Ex-Uber CEO Travis Kalanick Launches Atoms to Lead Industrial Robotics Revolution

The race to automate the physical world is accelerating. A new entrant has now stepped forward with ambitious goals.
Travis Kalanick, the co founder and former CEO of Uber, has unveiled a robotics venture called Atoms. The company focuses on building specialized robots designed to perform real world industrial work.
The launch marks Kalanick’s most visible return to entrepreneurship since leaving Uber in 2017. More importantly, it signals a broader shift in technology. Artificial intelligence is moving beyond software and into physical infrastructure.
Kalanick believes this transition could drive a new era of productivity. His vision centers on what he calls “gainfully employed robots” designed to automate practical tasks across industries.
The Strategic Vision Behind Atoms
Atoms is not a startup built overnight. The company has been operating quietly for nearly eight years before its public launch.
During this period, the venture developed under the umbrella of Kalanick’s infrastructure company City Storage Systems. The newly branded Atoms now expands that foundation into robotics and automation.
Kalanick’s central thesis is simple. Software has already transformed information and communication. The next transformation will target the physical economy.
Factories, kitchens, transport systems, and mining operations still rely heavily on manual labor. Atoms aims to deploy robotic systems that can perform these tasks more efficiently.
The result could reshape productivity across entire industries.
Why Atoms Focuses on Specialized Robots
Unlike many robotics startups pursuing humanoid machines, Atoms is taking a different path.
The company prioritizes task specific robots designed for defined industrial environments. According to Kalanick, this approach offers clearer commercial value.
Humanoid robots face major technical hurdles. They must navigate unpredictable environments and replicate human movement. That complexity slows real world deployment.
Specialized machines, however, can operate efficiently within controlled settings.
Atoms is therefore building robots that perform specific roles with precision and reliability.
This philosophy reflects a broader shift in the robotics sector. Many industry experts now believe focused automation will scale faster than general purpose humanoid systems.
The Three Core Divisions of Atoms
The company plans to organize its operations around three industrial sectors.
Atoms Food
Food production represents the most immediate application.

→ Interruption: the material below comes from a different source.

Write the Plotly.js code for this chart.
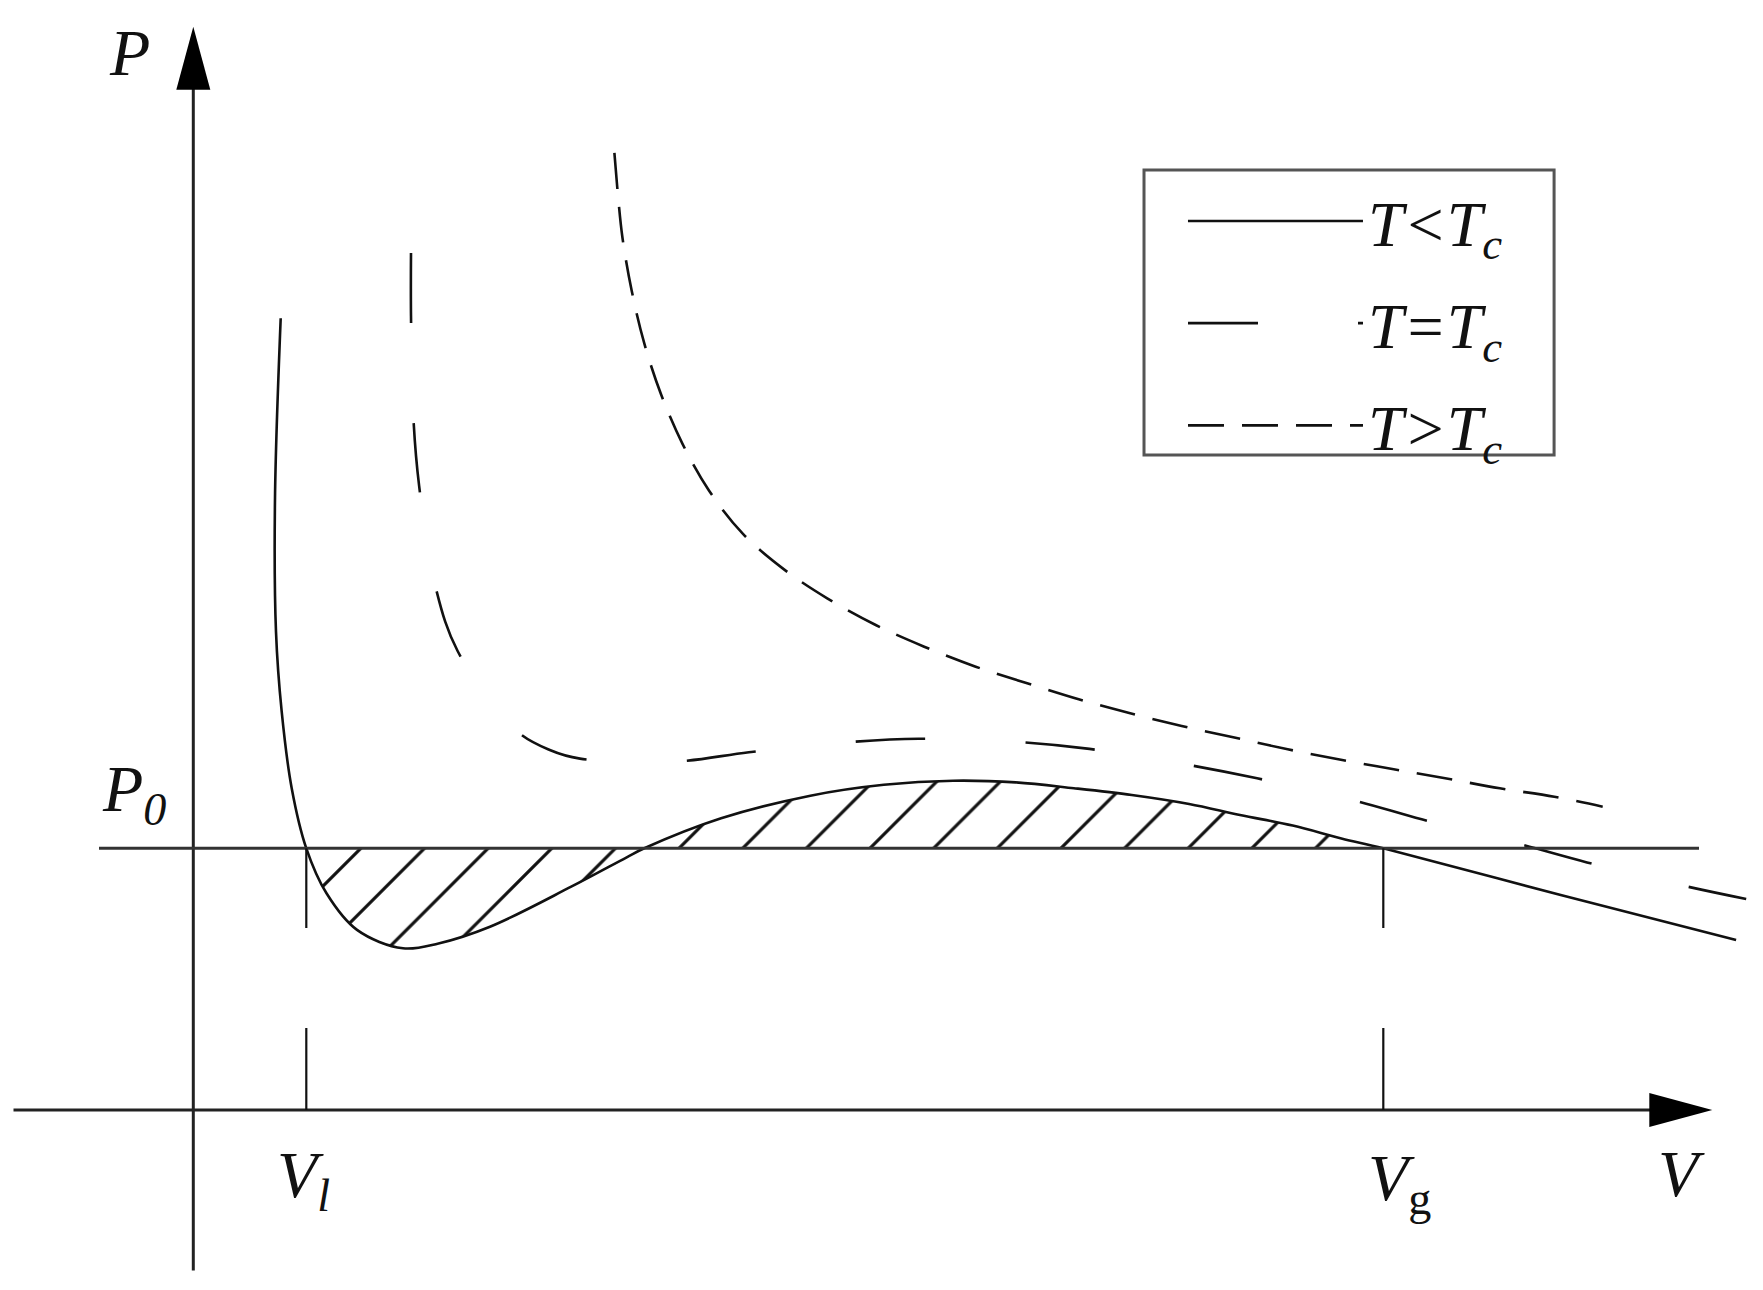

Atoms will expand robotic infrastructure for commercial kitchens and food delivery systems. The initiative builds on Kalanick’s earlier investments in automated kitchen technology.
The goal is to reduce labor costs and increase production efficiency while maintaining consistent food quality.
Atoms Mining
Mining remains one of the most labor intensive industries in the world.
Atoms aims to deploy robotic systems capable of handling repetitive and hazardous tasks in extraction environments. These machines could improve safety while increasing output.
Atoms Transport
The transport division focuses on robotic mobility platforms.
Kalanick describes this system as a wheelbase for robots, a foundational platform that enables machines to move efficiently across industrial settings.
Together, these divisions position Atoms at the intersection of robotics, logistics, and infrastructure.
Automating the Physical Economy
Kalanick’s long term goal extends beyond individual industries.
He believes robotics combined with artificial intelligence will create what he describes as a “golden age” of productivity. Machines will handle repetitive physical work while humans focus on higher value activities.
This concept reframes robotics as an economic engine rather than a niche technology.
Instead of replacing workers outright, the strategy aims to expand production capacity across sectors. Robots become tools that amplify human capability.
In Kalanick’s words, the mission is to build machines that have productive jobs and contribute to economic abundance.
The Global Robotics Race
Atoms enters a market that is rapidly gaining momentum.
Across the technology sector, companies are investing heavily in robotics and automation. AI driven machines are now appearing in factories, warehouses, and logistics networks worldwide.
The shift reflects several structural trends:
- Rising labor shortages in industrial sectors
- Increasing demand for supply chain efficiency
- Advances in artificial intelligence and robotics hardware
- Growing investor interest in automation technologies
As these forces converge, robotics is moving from experimental deployments to commercial scale.
Atoms intends to position itself at the center of this transformation.
What Comes Next for Atoms
The company is still in the early stages of public development.
However, its foundation suggests a long term industrial strategy rather than a quick technology launch.
Several developments will shape the company’s trajectory:
- Expansion of robotics infrastructure in food production
- Partnerships with mining and logistics operators
- Development of scalable robotic mobility platforms
- Integration of AI driven automation across industries
If Atoms can successfully deploy these technologies, it could help accelerate the transition toward a highly automated industrial economy.
The launch of the Travis Kalanick Atoms robotics startup represents more than a personal comeback.
Atoms aims to build machines designed for productive work in sectors such as food production, mining, and transportation.
Whether the venture succeeds remains to be seen. However, its ambition is clear.
The next major technology revolution may not happen on screens. It may unfold on factory floors, in kitchens, and across supply chains powered by intelligent machines.